> _Set problem_:
In the records below, find each line with the word "draws" and copy it.

═══ Records to process ═══

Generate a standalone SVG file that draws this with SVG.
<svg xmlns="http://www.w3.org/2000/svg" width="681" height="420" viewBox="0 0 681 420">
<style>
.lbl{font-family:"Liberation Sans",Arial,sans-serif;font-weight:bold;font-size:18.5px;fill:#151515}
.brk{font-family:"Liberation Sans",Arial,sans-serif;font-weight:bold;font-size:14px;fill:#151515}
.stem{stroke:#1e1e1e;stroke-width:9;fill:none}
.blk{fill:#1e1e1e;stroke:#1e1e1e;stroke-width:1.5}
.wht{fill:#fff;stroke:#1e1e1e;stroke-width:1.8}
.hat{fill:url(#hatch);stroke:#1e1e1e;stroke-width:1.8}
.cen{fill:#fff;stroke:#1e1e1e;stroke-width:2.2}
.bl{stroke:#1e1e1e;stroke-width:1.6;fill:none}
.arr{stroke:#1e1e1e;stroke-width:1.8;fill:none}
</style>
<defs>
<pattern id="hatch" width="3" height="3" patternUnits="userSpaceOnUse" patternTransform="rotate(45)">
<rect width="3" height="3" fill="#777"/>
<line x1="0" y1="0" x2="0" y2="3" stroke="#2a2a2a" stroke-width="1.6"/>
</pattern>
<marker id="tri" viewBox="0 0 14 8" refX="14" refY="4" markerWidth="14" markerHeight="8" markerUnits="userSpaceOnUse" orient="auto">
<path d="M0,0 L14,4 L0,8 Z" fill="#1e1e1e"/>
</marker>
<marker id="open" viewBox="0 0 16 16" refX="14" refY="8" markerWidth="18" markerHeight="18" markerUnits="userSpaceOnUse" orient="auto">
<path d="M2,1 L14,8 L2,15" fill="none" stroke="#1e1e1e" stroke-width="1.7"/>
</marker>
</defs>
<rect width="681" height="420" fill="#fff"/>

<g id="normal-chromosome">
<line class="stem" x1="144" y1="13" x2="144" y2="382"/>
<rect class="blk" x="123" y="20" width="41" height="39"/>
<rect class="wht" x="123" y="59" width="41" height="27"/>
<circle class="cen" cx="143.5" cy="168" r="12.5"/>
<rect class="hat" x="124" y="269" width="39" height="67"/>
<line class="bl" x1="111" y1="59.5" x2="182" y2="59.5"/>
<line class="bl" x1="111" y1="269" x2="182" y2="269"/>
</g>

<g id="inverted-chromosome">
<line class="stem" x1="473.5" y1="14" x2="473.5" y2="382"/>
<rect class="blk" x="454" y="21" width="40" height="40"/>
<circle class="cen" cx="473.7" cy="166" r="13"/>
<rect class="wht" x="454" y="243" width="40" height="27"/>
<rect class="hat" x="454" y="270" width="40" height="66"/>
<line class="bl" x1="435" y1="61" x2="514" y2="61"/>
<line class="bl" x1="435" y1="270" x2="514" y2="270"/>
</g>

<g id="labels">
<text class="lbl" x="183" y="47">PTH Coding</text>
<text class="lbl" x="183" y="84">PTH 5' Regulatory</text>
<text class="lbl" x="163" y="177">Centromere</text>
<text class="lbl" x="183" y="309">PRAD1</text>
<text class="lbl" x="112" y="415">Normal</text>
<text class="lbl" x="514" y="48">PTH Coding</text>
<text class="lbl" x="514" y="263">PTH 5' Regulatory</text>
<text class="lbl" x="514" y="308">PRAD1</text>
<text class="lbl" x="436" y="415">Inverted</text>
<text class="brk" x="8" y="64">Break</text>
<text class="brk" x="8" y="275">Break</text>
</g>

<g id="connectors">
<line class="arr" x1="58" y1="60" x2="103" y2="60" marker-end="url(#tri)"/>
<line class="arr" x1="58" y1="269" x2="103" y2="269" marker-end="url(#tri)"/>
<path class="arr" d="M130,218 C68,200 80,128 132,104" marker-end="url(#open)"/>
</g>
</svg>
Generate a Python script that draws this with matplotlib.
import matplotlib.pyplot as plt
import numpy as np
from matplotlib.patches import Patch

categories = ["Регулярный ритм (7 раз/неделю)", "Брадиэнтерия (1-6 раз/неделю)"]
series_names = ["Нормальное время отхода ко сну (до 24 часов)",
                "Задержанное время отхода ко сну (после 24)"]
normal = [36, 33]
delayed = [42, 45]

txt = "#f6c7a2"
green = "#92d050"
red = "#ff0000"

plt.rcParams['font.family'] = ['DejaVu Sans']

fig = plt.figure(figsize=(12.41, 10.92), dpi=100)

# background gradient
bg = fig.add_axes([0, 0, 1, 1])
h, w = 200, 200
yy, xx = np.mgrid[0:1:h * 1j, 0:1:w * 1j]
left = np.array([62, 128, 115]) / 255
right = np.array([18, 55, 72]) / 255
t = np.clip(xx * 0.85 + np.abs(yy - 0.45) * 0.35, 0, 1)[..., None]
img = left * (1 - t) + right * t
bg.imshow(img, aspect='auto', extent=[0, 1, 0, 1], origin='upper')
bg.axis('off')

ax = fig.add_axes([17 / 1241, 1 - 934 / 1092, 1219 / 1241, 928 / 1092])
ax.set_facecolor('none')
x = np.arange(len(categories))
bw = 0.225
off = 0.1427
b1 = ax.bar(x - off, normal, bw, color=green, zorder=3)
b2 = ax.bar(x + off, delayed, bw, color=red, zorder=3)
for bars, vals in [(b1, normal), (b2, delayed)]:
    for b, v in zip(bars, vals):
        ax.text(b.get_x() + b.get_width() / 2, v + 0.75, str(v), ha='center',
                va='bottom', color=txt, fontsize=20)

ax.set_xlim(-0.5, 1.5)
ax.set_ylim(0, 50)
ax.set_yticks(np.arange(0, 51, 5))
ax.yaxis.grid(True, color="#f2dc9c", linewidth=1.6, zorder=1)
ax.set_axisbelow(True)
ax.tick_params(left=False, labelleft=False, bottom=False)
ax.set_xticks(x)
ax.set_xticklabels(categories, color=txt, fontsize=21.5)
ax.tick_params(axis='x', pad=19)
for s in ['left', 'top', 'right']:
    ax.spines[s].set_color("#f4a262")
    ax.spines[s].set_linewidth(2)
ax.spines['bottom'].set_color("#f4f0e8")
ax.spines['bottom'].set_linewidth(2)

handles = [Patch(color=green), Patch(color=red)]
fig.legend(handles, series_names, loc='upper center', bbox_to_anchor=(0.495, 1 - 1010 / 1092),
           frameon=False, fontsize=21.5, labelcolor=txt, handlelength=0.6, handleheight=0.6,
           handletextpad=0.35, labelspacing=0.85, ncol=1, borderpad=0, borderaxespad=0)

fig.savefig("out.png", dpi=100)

═══

> _Exercise result_:
Generate a standalone SVG file that draws this with SVG.
Generate a Python script that draws this with matplotlib.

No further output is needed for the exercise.